*Dataset section*
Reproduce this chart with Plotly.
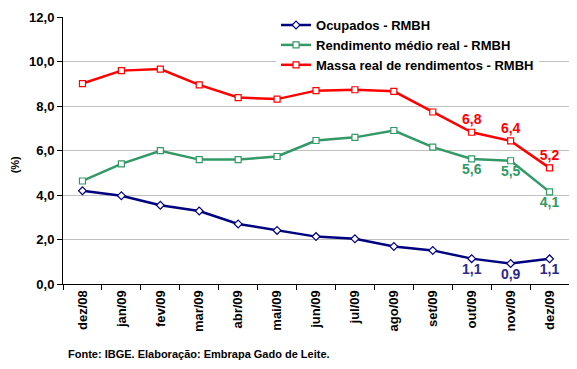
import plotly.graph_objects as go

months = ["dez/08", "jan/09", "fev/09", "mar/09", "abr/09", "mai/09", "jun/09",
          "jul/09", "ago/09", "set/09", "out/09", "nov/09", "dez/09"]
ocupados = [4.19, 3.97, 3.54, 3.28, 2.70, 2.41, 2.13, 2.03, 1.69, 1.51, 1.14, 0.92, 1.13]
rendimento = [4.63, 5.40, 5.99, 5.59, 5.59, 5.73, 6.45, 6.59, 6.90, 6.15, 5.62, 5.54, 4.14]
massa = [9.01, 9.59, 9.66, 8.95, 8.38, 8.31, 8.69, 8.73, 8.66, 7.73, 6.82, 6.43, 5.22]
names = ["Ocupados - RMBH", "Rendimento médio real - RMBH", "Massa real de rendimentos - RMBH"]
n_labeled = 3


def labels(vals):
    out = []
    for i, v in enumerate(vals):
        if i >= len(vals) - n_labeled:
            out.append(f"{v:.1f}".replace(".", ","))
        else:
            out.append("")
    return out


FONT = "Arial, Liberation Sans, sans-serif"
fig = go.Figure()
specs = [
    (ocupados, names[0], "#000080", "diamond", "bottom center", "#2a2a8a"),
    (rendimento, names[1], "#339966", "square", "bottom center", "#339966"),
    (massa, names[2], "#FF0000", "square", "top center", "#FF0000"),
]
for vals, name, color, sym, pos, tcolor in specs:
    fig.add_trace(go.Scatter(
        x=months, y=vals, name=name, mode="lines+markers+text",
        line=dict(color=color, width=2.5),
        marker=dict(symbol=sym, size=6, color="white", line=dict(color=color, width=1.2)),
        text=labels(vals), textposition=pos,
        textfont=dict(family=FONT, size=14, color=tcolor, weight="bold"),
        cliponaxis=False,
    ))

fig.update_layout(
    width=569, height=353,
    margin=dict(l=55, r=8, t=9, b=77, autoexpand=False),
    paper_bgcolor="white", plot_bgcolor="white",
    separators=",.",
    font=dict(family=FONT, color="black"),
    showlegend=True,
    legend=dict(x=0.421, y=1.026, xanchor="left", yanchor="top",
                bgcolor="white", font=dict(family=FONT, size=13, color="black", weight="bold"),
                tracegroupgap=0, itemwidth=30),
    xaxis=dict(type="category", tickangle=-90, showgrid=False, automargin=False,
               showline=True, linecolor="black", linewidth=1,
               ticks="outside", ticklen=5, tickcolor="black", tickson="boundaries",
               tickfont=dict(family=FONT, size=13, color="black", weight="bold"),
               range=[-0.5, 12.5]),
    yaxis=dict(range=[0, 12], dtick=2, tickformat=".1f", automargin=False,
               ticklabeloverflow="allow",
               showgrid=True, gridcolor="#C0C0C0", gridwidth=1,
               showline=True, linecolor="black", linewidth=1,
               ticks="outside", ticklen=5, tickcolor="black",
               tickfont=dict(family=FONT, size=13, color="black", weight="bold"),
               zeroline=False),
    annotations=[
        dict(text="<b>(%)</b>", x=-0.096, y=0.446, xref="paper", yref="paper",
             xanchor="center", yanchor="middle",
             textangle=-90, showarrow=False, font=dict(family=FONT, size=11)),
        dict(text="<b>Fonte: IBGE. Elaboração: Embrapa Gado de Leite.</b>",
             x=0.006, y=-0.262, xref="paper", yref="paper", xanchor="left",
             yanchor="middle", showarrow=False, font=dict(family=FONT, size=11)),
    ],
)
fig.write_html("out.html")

*What is asked*
Your task is to restate word for word the lines from the top of the data to the line containing "import plotly.graph_objects as go", both ends included, with every picture left out.

*Problem solution*
Reproduce this chart with Plotly.
import plotly.graph_objects as go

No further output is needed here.